This past week, as we do each January, OppenheimerFunds held a conference for our entire sales force, in Dallas, Texas. Officially, we’ve chosen Dallas due to its hub airport and low probability of travel-disrupting winter storms. I suspect Dallas may also be an attractive meeting location because, despite the city’s appeal as a place to live, work and raise a family, it does not offer quite the number of distractions that, say, New York does. I did, however, find one. I ducked out between presentations to visit the site of President Kennedy’s assassination. After spending an hour in a small museum housed on the sixth floor of the former Texas Schoolbook Depository—the place from which Lee Harvey Oswald allegedly shot Kennedy—I started to rethink the somewhat peevish blog I posted last week.
I had complained about the personal and substantively limited shape our current presidential election campaign is taking.

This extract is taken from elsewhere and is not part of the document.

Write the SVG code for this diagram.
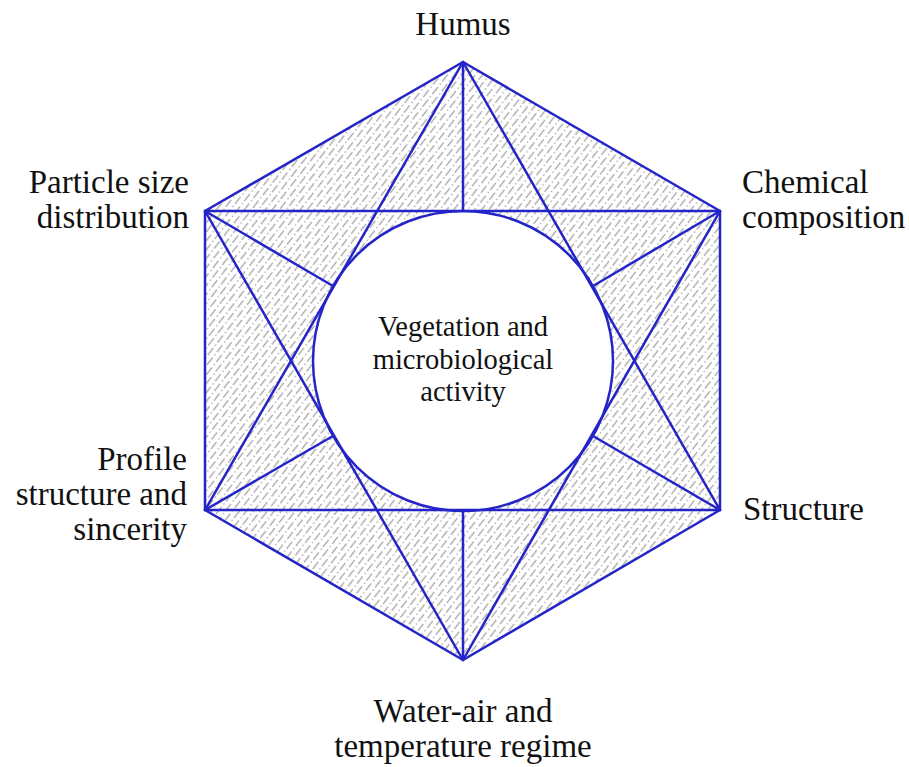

I still think someone who wants to become or remain President of the United States should find something better to do with his or her time and staff resources than dig through their opponents’ public and private utterances in search of something to hold up as a candidacy killer. But a visit to the site of Kennedy’s assassination—one of the most prominent events of my teenage years—actually made me feel a bit better.
The Dallas museum doesn’t dwell heavily on the 1960 presidential campaign, but it does document some of the controversies that dogged the Kennedy presidency. What struck me was the viciousness with which those controversies were raised—name calling, accusations of treason and attacks based on religion were common. Fifty years later, it seems these matters could have been discussed on their merits. And despite a brief interlude of national unity following the assassination, I don’t recall the 1964 election year or the rest of that decade as a time when politics turned from personal acrimony to rational discourse.
The 1960s was a turbulent decade of progress, prosperity and strife. Nevertheless, we did limit nuclear testing, pass civil rights legislation, cut taxes substantially and invest in infrastructure and technology. Those policy initiatives had (and still have) their opponents, but the republic survived—even thrived. And politicians continue to call each other names.